◆ **PROBLEM REQUIREMENTS**: Below is some material; set it all down exactly, apart from the pictures.

— Start of DATA SEGMENT —

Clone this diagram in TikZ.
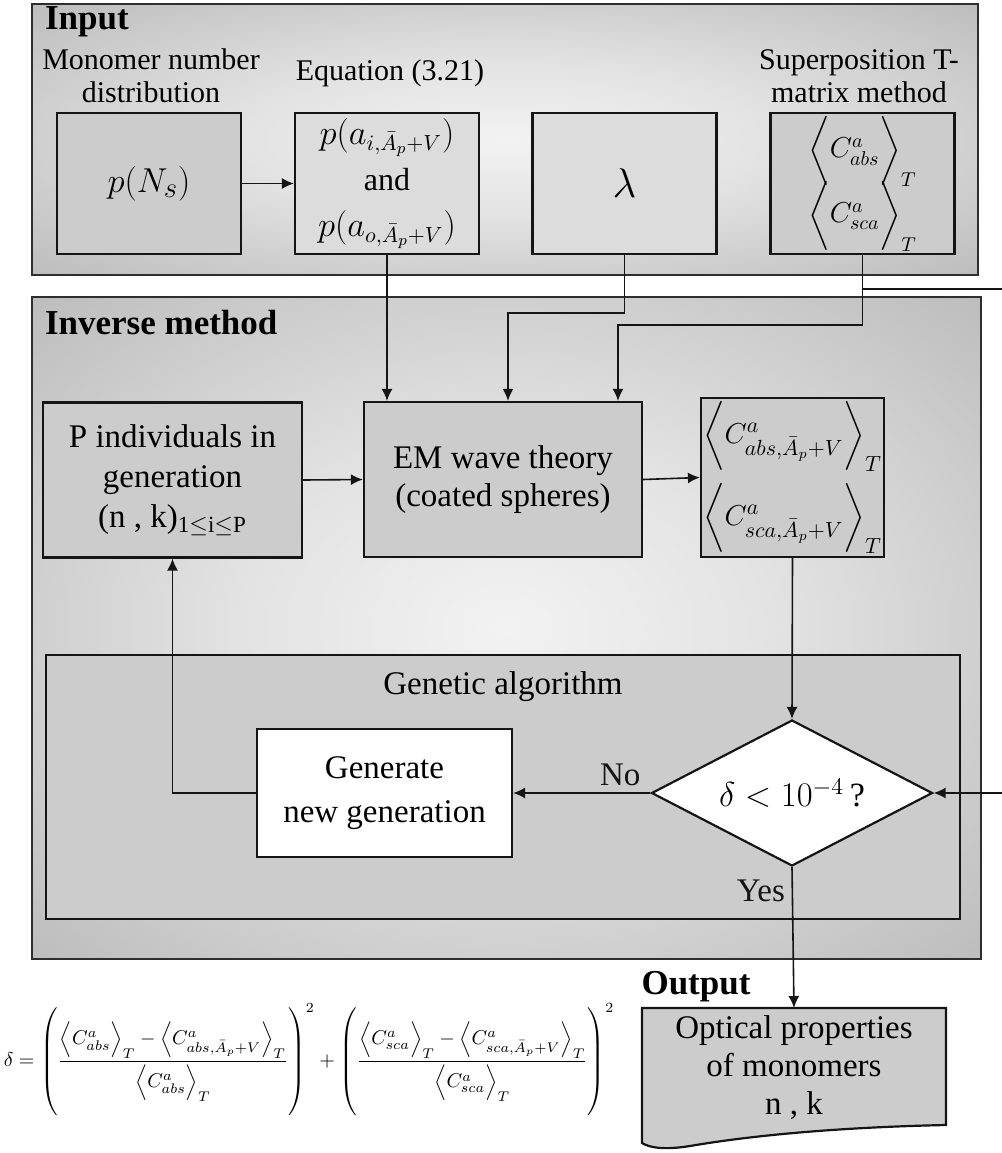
\documentclass[tikz,border=0pt]{standalone}
\usepackage{amsmath}
\usepackage{fontspec}
\setmainfont{Liberation Serif}
\usetikzlibrary{positioning, calc, arrows.meta, shapes.geometric}
\definecolor{Ink}{HTML}{151515}
\definecolor{BoxGray}{HTML}{CCCCCC}
\definecolor{BoxLight}{HTML}{DCDCDC}
\definecolor{PanelLine}{HTML}{2E2E2E}
\pgfdeclareradialshading{panelglow}{\pgfpoint{0bp}{0bp}}{color(0bp)=(white!95!black); color(14bp)=(white!89!black); color(34bp)=(white!75!black); color(50bp)=(white!65!black)}
\newcommand{\boxfont}{\fontsize{16.5}{20}\selectfont}
\newcommand{\tallstrut}{\rule[-25pt]{0pt}{52pt}}
\tikzset{
    panel/.style={draw=PanelLine, line width=1pt, shading=panelglow},
    greybox/.style={rectangle, draw=Ink, line width=1.1pt, fill=BoxGray, align=center, inner sep=0pt, font=\boxfont},
    lightbox/.style={greybox, fill=BoxLight},
    whitebox/.style={greybox, fill=white},
    caption/.style={align=center, font=\fontsize{15}{16.5}\selectfont},
    heading/.style={anchor=west, font=\fontsize{17.5}{20}\selectfont\bfseries},
    link/.style={-{Latex[length=6pt,width=5.5pt]}, line width=0.8pt, color=Ink},
    wire/.style={line width=0.8pt, color=Ink},
}

\begin{document}
\begin{tikzpicture}[x=0.5pt, y=-0.5pt]
    \useasboundingbox (0,0) rectangle (1002,1153);

    % panels
    \path[panel] (32,4) rectangle (978,275);
    \path[panel] (32,297) rectangle (981,959);
    \draw[wire, line width=1.1pt, fill=BoxGray] (46,655) rectangle (960,919);

    % Input
    \node[heading] (inputlbl) at (38,22) {Input};
    \node[caption] (pnslbl) at (151,76) {Monomer number\\distribution};
    \node[caption] (eqlbl) at (390,73) {Equation (3.21)};
    \node[caption] (tmatlbl) at (859,76) {Superposition T-\\matrix method};

    \node[greybox, minimum width=92pt, minimum height=70.5pt, font=\fontsize{19}{22}\selectfont] (pns) at (149,183.5) {$p(N_{s})$};
    \node[lightbox, minimum width=92pt, minimum height=70.5pt, font=\fontsize{16}{23}\selectfont] (eq) at (387,183.5)
        {$p(a_{i,\bar{A}_p+V})$\\and\\$p(a_{o,\bar{A}_p+V})$};
    \node[lightbox, minimum width=92pt, minimum height=70.5pt, font=\fontsize{21}{24}\selectfont] (lam) at (624.5,183.5) {$\lambda$};
    \node[greybox, minimum width=92pt, minimum height=70.5pt, font=\fontsize{14}{17}\selectfont] (tmat) at (862.5,183.5)
        {$\bigg\langle C^{a}_{abs}\bigg\rangle_{T}$\\[-3.5pt]$\bigg\langle C^{a}_{sca}\bigg\rangle_{T}$};

    % Inverse method
    \node[heading] (invlbl) at (38,323) {Inverse method};
    \node[greybox, minimum width=129.5pt, minimum height=77.5pt] (pind) at (172.5,480)
        {P individuals in\\generation\\(n , k)$_{\mathrm{1\leq i\leq P}}$};
    \node[greybox, minimum width=139pt, minimum height=77.5pt, font=\fontsize{16.5}{19}\selectfont] (em) at (503,479.5)
        {EM wave theory\\(coated spheres)};
    \node[greybox, minimum width=91.5pt, minimum height=79.5pt, font=\fontsize{15}{18}\selectfont] (cint) at (792.5,477.5)
        {$\bigg\langle C^{a}_{abs,\bar{A}_p+V}\bigg\rangle_{T}$\\[5pt]$\bigg\langle C^{a}_{sca,\bar{A}_p+V}\bigg\rangle_{T}$};

    % Genetic algorithm
    \node[caption, font=\boxfont] (galbl) at (503,687) {Genetic algorithm};
    \node[whitebox, minimum width=127.5pt, minimum height=64pt, font=\fontsize{16.5}{22}\selectfont] (newgen) at (384.5,793)
        {Generate\\new generation};
    \node[diamond, aspect=1.9, draw=Ink, line width=1.1pt, fill=white, inner sep=0pt, minimum width=140.5pt, minimum height=73pt,
        font=\fontsize{17}{20}\selectfont] (check) at (792,793) {$\delta < 10^{-4}\,$?};

    % Output
    \node[heading, anchor=center] (outlbl) at (696,987) {Output};
    \draw[wire, line width=1.1pt, fill=BoxGray] (642,1008) -- (946,1008) -- (946,1125)
        .. controls (850,1127) and (760,1134) .. (690,1146)
        .. controls (665,1150) and (650,1148) .. (642,1143) -- cycle;
    \coordinate (outtop) at (794,1008);
    \node[align=center, font=\fontsize{16.5}{19}\selectfont] (out) at (794,1068) {Optical properties\\of monomers\\n , k};

    % formula
    \node[font=\fontsize{10}{12}\selectfont] (delta) at (309,1060)
        {$\delta=\left(\dfrac{\Big\langle C^{a}_{abs}\Big\rangle_{T}-\Big\langle C^{a}_{abs,\bar{A}_p+V}\Big\rangle_{T}}{\Big\langle C^{a}_{abs}\Big\rangle_{T}}\tallstrut\right)^{2}
        +\left(\dfrac{\Big\langle C^{a}_{sca}\Big\rangle_{T}-\Big\langle C^{a}_{sca,\bar{A}_p+V}\Big\rangle_{T}}{\Big\langle C^{a}_{sca}\Big\rangle_{T}}\tallstrut\right)^{2}$};

    % loose ends at the right edge
    \coordinate (rtop) at (1002,289);
    \coordinate (rdia) at (1002,793);
    \coordinate (lamturn) at (624.5,313);
    \coordinate (tmatturn) at (862.5,325);

    % connectors
    \draw[link] (pns) -- (eq);
    \draw[link] (eq.south) -- ([xshift=-58pt]em.north);
    \draw[link] (lam.south) -- (lamturn) -| ([xshift=2.5pt]em.north);
    \draw[link] (tmat.south) -- (tmatturn) -| ([xshift=57.5pt]em.north);
    \draw[wire] (tmat.south |- rtop) -- (rtop);
    \draw[link] (pind.east) -- (em.west);
    \draw[link] (em.east) -- (cint.west);
    \draw[link] (cint.south) -- (check.north);
    \draw[link] (check.west) -- node[pos=0.22, above, font=\boxfont] {No} (newgen.east);
    \draw[link] (newgen.west) -| (pind.south);
    \draw[link] (rdia) -- (check.east);
    \draw[link] (check.south) -- node[pos=0.17, left, font=\boxfont] {Yes} (outtop);
\end{tikzpicture}
\end{document}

— End of DATA SEGMENT —

◆ **RESULT FOR THIS TASK**:
Clone this diagram in TikZ.
\documentclass[tikz,border=0pt]{standalone}
\usepackage{amsmath}
\usepackage{fontspec}
\setmainfont{Liberation Serif}
\usetikzlibrary{positioning, calc, arrows.meta, shapes.geometric}
\definecolor{Ink}{HTML}{151515}
\definecolor{BoxGray}{HTML}{CCCCCC}
\definecolor{BoxLight}{HTML}{DCDCDC}
\definecolor{PanelLine}{HTML}{2E2E2E}
\pgfdeclareradialshading{panelglow}{\pgfpoint{0bp}{0bp}}{color(0bp)=(white!95!black); color(14bp)=(white!89!black); color(34bp)=(white!75!black); color(50bp)=(white!65!black)}
\newcommand{\boxfont}{\fontsize{16.5}{20}\selectfont}
\newcommand{\tallstrut}{\rule[-25pt]{0pt}{52pt}}
\tikzset{
    panel/.style={draw=PanelLine, line width=1pt, shading=panelglow},
    greybox/.style={rectangle, draw=Ink, line width=1.1pt, fill=BoxGray, align=center, inner sep=0pt, font=\boxfont},
    lightbox/.style={greybox, fill=BoxLight},
    whitebox/.style={greybox, fill=white},
    caption/.style={align=center, font=\fontsize{15}{16.5}\selectfont},
    heading/.style={anchor=west, font=\fontsize{17.5}{20}\selectfont\bfseries},
    link/.style={-{Latex[length=6pt,width=5.5pt]}, line width=0.8pt, color=Ink},
    wire/.style={line width=0.8pt, color=Ink},
}

\begin{document}
\begin{tikzpicture}[x=0.5pt, y=-0.5pt]
    \useasboundingbox (0,0) rectangle (1002,1153);

    % panels
    \path[panel] (32,4) rectangle (978,275);
    \path[panel] (32,297) rectangle (981,959);
    \draw[wire, line width=1.1pt, fill=BoxGray] (46,655) rectangle (960,919);

    % Input
    \node[heading] (inputlbl) at (38,22) {Input};
    \node[caption] (pnslbl) at (151,76) {Monomer number\\distribution};
    \node[caption] (eqlbl) at (390,73) {Equation (3.21)};
    \node[caption] (tmatlbl) at (859,76) {Superposition T-\\matrix method};

    \node[greybox, minimum width=92pt, minimum height=70.5pt, font=\fontsize{19}{22}\selectfont] (pns) at (149,183.5) {$p(N_{s})$};
    \node[lightbox, minimum width=92pt, minimum height=70.5pt, font=\fontsize{16}{23}\selectfont] (eq) at (387,183.5)
        {$p(a_{i,\bar{A}_p+V})$\\and\\$p(a_{o,\bar{A}_p+V})$};
    \node[lightbox, minimum width=92pt, minimum height=70.5pt, font=\fontsize{21}{24}\selectfont] (lam) at (624.5,183.5) {$\lambda$};
    \node[greybox, minimum width=92pt, minimum height=70.5pt, font=\fontsize{14}{17}\selectfont] (tmat) at (862.5,183.5)
        {$\bigg\langle C^{a}_{abs}\bigg\rangle_{T}$\\[-3.5pt]$\bigg\langle C^{a}_{sca}\bigg\rangle_{T}$};

    % Inverse method
    \node[heading] (invlbl) at (38,323) {Inverse method};
    \node[greybox, minimum width=129.5pt, minimum height=77.5pt] (pind) at (172.5,480)
        {P individuals in\\generation\\(n , k)$_{\mathrm{1\leq i\leq P}}$};
    \node[greybox, minimum width=139pt, minimum height=77.5pt, font=\fontsize{16.5}{19}\selectfont] (em) at (503,479.5)
        {EM wave theory\\(coated spheres)};
    \node[greybox, minimum width=91.5pt, minimum height=79.5pt, font=\fontsize{15}{18}\selectfont] (cint) at (792.5,477.5)
        {$\bigg\langle C^{a}_{abs,\bar{A}_p+V}\bigg\rangle_{T}$\\[5pt]$\bigg\langle C^{a}_{sca,\bar{A}_p+V}\bigg\rangle_{T}$};

    % Genetic algorithm
    \node[caption, font=\boxfont] (galbl) at (503,687) {Genetic algorithm};
    \node[whitebox, minimum width=127.5pt, minimum height=64pt, font=\fontsize{16.5}{22}\selectfont] (newgen) at (384.5,793)
        {Generate\\new generation};
    \node[diamond, aspect=1.9, draw=Ink, line width=1.1pt, fill=white, inner sep=0pt, minimum width=140.5pt, minimum height=73pt,
        font=\fontsize{17}{20}\selectfont] (check) at (792,793) {$\delta < 10^{-4}\,$?};

    % Output
    \node[heading, anchor=center] (outlbl) at (696,987) {Output};
    \draw[wire, line width=1.1pt, fill=BoxGray] (642,1008) -- (946,1008) -- (946,1125)
        .. controls (850,1127) and (760,1134) .. (690,1146)
        .. controls (665,1150) and (650,1148) .. (642,1143) -- cycle;
    \coordinate (outtop) at (794,1008);
    \node[align=center, font=\fontsize{16.5}{19}\selectfont] (out) at (794,1068) {Optical properties\\of monomers\\n , k};

    % formula
    \node[font=\fontsize{10}{12}\selectfont] (delta) at (309,1060)
        {$\delta=\left(\dfrac{\Big\langle C^{a}_{abs}\Big\rangle_{T}-\Big\langle C^{a}_{abs,\bar{A}_p+V}\Big\rangle_{T}}{\Big\langle C^{a}_{abs}\Big\rangle_{T}}\tallstrut\right)^{2}
        +\left(\dfrac{\Big\langle C^{a}_{sca}\Big\rangle_{T}-\Big\langle C^{a}_{sca,\bar{A}_p+V}\Big\rangle_{T}}{\Big\langle C^{a}_{sca}\Big\rangle_{T}}\tallstrut\right)^{2}$};

    % loose ends at the right edge
    \coordinate (rtop) at (1002,289);
    \coordinate (rdia) at (1002,793);
    \coordinate (lamturn) at (624.5,313);
    \coordinate (tmatturn) at (862.5,325);

    % connectors
    \draw[link] (pns) -- (eq);
    \draw[link] (eq.south) -- ([xshift=-58pt]em.north);
    \draw[link] (lam.south) -- (lamturn) -| ([xshift=2.5pt]em.north);
    \draw[link] (tmat.south) -- (tmatturn) -| ([xshift=57.5pt]em.north);
    \draw[wire] (tmat.south |- rtop) -- (rtop);
    \draw[link] (pind.east) -- (em.west);
    \draw[link] (em.east) -- (cint.west);
    \draw[link] (cint.south) -- (check.north);
    \draw[link] (check.west) -- node[pos=0.22, above, font=\boxfont] {No} (newgen.east);
    \draw[link] (newgen.west) -| (pind.south);
    \draw[link] (rdia) -- (check.east);
    \draw[link] (check.south) -- node[pos=0.17, left, font=\boxfont] {Yes} (outtop);
\end{tikzpicture}
\end{document}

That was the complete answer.